LAR, the timer will indicate time until max range for the LAR is reached. Once in the LAR, the

HUD will display MAN REL and the timer will change to a predicted time-of-fall. Different

tactical scenarios will dictate where in the LAR to actually release the weapon.

• For normal releases, a release range for a specific set of parameters should be calculated and

then corrected for winds. Once the Range Numeric next to the caret reads 2.3 NM, release the

weapon.

• A less accurate technique for release in order to achieve desired impact angle is to release at

briefed percentage of the LAR, such as 50 percent. When the caret reaches halfway down the

staple, release the weapon. These percentage ROTs may not be valid at all altitudes.

• The JDAM can be released at max range in order to maintain standoff from a collocated threat

or if dropping a JDAM in proximity mode where minimizing elevation error with a 90-degree

impact angle is not desired or required.

CAUTION: The JDAM release sequence can take up to 1.5 seconds to complete, from pickle to

weapon release, due to the fact that at pickle the CICU sends the SPI coordinates to the bomb,

the JDAM repeats those coordinates back and when the CICU verifies that they are the same,

sends the release signal to the JDAM station. If the pickle button is released during this

sequence, it can result in a hung weapon that cannot be released. Hold the pickle button down

until the HUD and/or DSMS indicate that weapon release sequence is complete.

NOTE: JDAMs cannot be released ballistically, unguided or by using a CCIP pipper.

7.5.2. Wind Corrected Munitions Dispensers. WCMD weapons such as CBU-103 and CBU-

104 are delivered using the same HUD symbology and techniques as JDAMs.
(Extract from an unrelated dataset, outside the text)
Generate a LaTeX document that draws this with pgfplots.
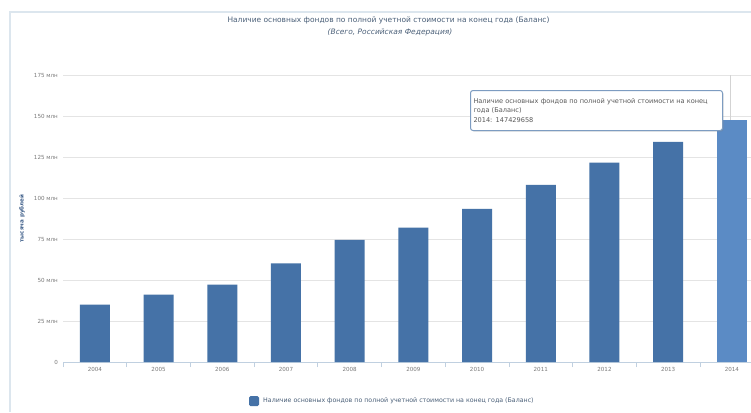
\documentclass[border=0pt]{standalone}
\usepackage{fontspec}
\setmainfont{DejaVu Sans}
\usepackage{pgfplots}
\pgfplotsset{compat=1.18}
\usetikzlibrary{shadows}
\definecolor{barblue}{HTML}{4572A7}
\definecolor{barhover}{HTML}{5B8BC5}
\definecolor{titlecol}{HTML}{4A5F78}
\definecolor{axisblue}{HTML}{C0D0E0}
\definecolor{gridcol}{HTML}{E4E4E4}
\definecolor{labcol}{HTML}{7A7A7A}
\definecolor{framecol}{HTML}{DCE6EE}
\definecolor{ylabcol}{HTML}{3F5F8A}
\begin{document}
\begin{tikzpicture}[x=1bp,y=1bp]
\path[use as bounding box] (0,0) rectangle (751,-412);
\fill[white] (0,0) rectangle (751,-412);
\draw[framecol, line width=1.2bp] (10,-412) -- (10,-12) -- (751,-12);
\node[font=\fontsize{7.5}{9}\selectfont, text=titlecol] at (388.5,-20.7) {Наличие основных фондов по полной учетной стоимости на конец года (Баланс)};
\node[font=\fontsize{7.5}{9}\selectfont\itshape, text=titlecol] at (390,-32) {(Всего, Российская Федерация)};
\begin{axis}[
  at={(63bp,-362bp)}, anchor=south west,
  scale only axis, width=688bp, height=287bp,
  xmin=-0.5, xmax=10.3, ymin=0, ymax=175,
  axis x line*=bottom, axis y line*=left,
  x axis line style={draw=axisblue, line width=1bp},
  y axis line style={draw=none},
  xtick={0,...,10},
  xticklabels={2004,2005,2006,2007,2008,2009,2010,2011,2012,2013,2014},
  minor xtick={-0.5,0.5,...,9.5},
  tick align=outside,
  major tick length=0pt,
  minor tick length=5bp,
  minor x tick style={draw=axisblue, line width=0.8bp},
  ytick={0,25,...,175},
  yticklabels={0,25 млн,50 млн,75 млн,100 млн,125 млн,150 млн,175 млн},
  ymajorgrids,
  major grid style={draw=gridcol, line width=1bp},
  xticklabel style={font=\fontsize{5.6}{6}\selectfont, text=labcol, inner sep=0pt, yshift=-5.5bp},
  yticklabel style={font=\fontsize{5.6}{6}\selectfont, text=labcol, inner sep=0pt, xshift=-5bp},
  ylabel={тысяча рублей},
  ylabel style={at={(axis description cs:-0.0596,0.5)}, anchor=center, font=\fontsize{5.6}{6}\selectfont\bfseries, text=ylabcol},
  clip=false,
]
\draw[draw=gridcol!80!black!60, line width=0.8bp] (axis cs:9.97,0) -- (axis cs:9.97,175);
\addplot[ybar, bar width=30bp, bar shift=0pt, fill=barblue, draw=none]
coordinates {(0,35.0) (1,41.1) (2,47.2) (3,60.1) (4,74.4) (5,82.0) (6,93.3) (7,108.0) (8,121.5) (9,134.2)};
\addplot[ybar, bar width=30bp, bar shift=0pt, fill=barhover, draw=none]
coordinates {(10,147.429658)};
\end{axis}
\node[draw=barblue!70, line width=1bp, rounded corners=2.5bp, fill=white, drop shadow={opacity=0.25, shadow xshift=1bp, shadow yshift=-1bp},
  minimum width=252bp, minimum height=40bp, anchor=north west, align=left, text width=246bp, inner xsep=3bp, inner ysep=3bp,
  font=\fontsize{6.6}{9.5}\selectfont, text=black!65] at (470,-90)
  {Наличие основных фондов по полной учетной стоимости на конец\\года (Баланс)\\2014: 147429658};
\fill[barblue, rounded corners=1.5bp] (249,-396) rectangle (259,-406);
\node[anchor=west, inner sep=0pt, font=\fontsize{6.3}{7}\selectfont, text=titlecol] at (263,-401) {Наличие основных фондов по полной учетной стоимости на конец года (Баланс)};
\end{tikzpicture}
\end{document}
There are two

significant differences between JDAMs and WCMD.

7.5.2.1. WCMD contains an INS only and does not use GPS.

7.5.2.2. Unlike JDAMs, WCMD can be delivered unguided and they act just like their

conventional counterparts (CBU-87 and CBU-89). Conventional DSMS profiles can be loaded in

additional to the normal guided profiles. In order to drop WCMD in a conventional mode

navigate to the specific 1760 station carrying the CBU on the STAT page and turn it off. Then

select the desired conventional profile and deliver the weapon in either CCRP mode, using the

same CCRP HUD symbology as GP and laser-guided bombs, or by using a CCIP pipper.